The Sidney Sun-Telegraph - Serving proudly since 1873 as the beautiful Nebraska Panhandle's first newspaper

By Forrest Hershberger
Sidney Sun-Telegraph 

Big Boy Brings Back Memories

 

August 14, 2019

Forrest Hershberger

Left, Union Pacific's Big Boy No. 4014 releases steam as it prepares to leave Sidney. Right: The arrival of the Big Boy No. 4014 steam engine drew large crowds along Hickory Street.

There's something about a train that enraptures people. Maybe it is the sense of power, progress and development.

For some, it is the recollection of days gone by.

Thursday morning, The Union Pacific Big Boy No. 4014 left Sidney westbound for Cheyenne, Wyo. It was completing its midwest tour commemorating the 150th anniversary of the completion of the Transcontinental Railroad.

It was also an opportunity for an unlikely meeting of generations.

Robert Edler recalls his grandfather working on the railroad in Colorado, a job that developed into a lifelong career.

"My grandfather started on the Denver and Rio Grande, in 1905 or 1907," Edler said.

He was a track foreman in his late teens, working his way to being a fireman. In 1931, he moved to the Union Pacific where he worked as a fireman. In all, he worked about 60 years on trains.

"It was pretty common then, especially with the railroads. You didn't have Social Security," he said.

He and his wife Marcia made the trip from Denver, Colo., to witness the Big Boy making its way west. Watching the train brought back memories of when as a youngster he could watch his grandfather in the train. His family lived in Longmont, Colo., in the 1950s. He can still recall his mother driving the family to a crossing where they could see his grandfather in the train as it passes.

"He'd wave to us as it went by," he said.

It was also a time when ride-alongs, short excursions in the locomotive, could occur. It was an experience Edler had "a couple of times."

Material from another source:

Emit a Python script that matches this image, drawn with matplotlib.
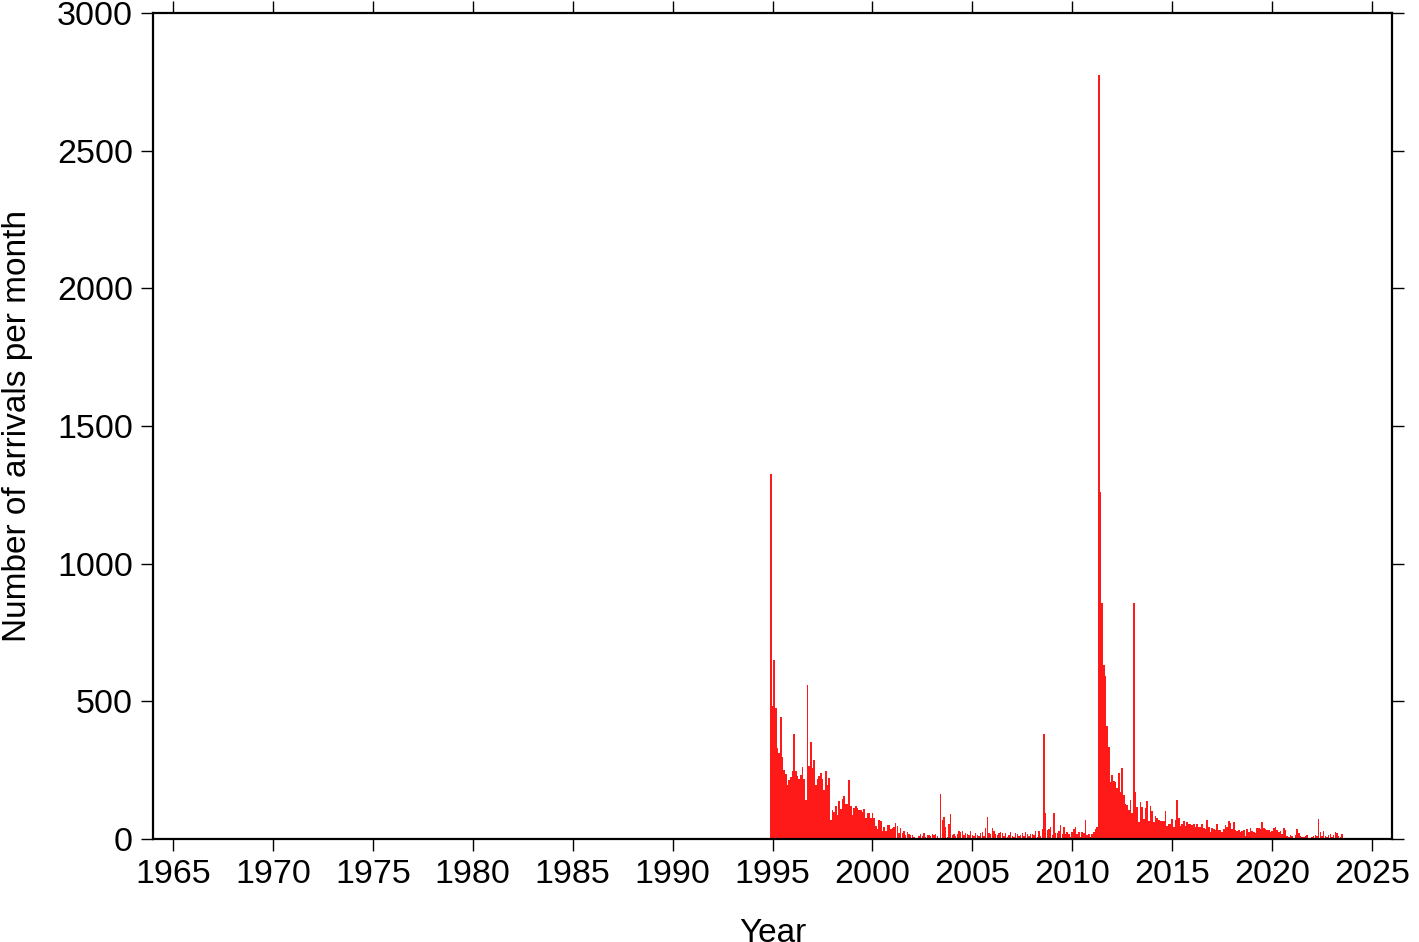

It was these memories, his fascination with trains since an eight-year-old boy, that encouraged a road trip to Sidney last week to see Big Boy No. 4014 make its return trip to Cheyenne.

During their Thursday morning sendoff from the road, they met a family equally excited by trains. It isn't unusual for a family from out of state to visit Sidney. The community is adjacent to Interstate 80. It is, however, unique for a family to plan a stop in the vacation on a steam locomotive's itinerary.

Mike and Julia Padula and their three children, from the Chicago, Ill., area, planned a vacation to Estes Park, Colo. In planning the trip, they decided to stop in Sidney and witness the Big Boy leaving Thursday morning. As the two families met, coincidences continued to mount. The Padulas and the Edlers anniversaries are on the same day, and the Padulas' oldest child is the same age as Robert Edler recalls first watching his grandfather in the train.

Edler followed the rebuilding of the Big Boy No. 4014 from its beginning to completion five years later. He and his wife Marcia beam with excitement thinking of the creativity and dedication required to complete the project. When the crew didn't have parts needed, the made them. In desperate moments, they repurposed existing products.

"They've been very creative and ingenious," she said.

Following the arrival of the No. 4014 Wednesday afternoon, the Edlers had the opportunity to meet the engineer, Ed Dickins, later taking him to dinner.

"He's just about the nicest guy in the world," he said.

The Big Boy left Sidney about 9 a.m. Thursday on its way through Potter, Kimball and Pine Bluffs as it makes it way to Cheyenne.

Plans for the Big Boy include returning to southern California to lead a special passenger excursion in October.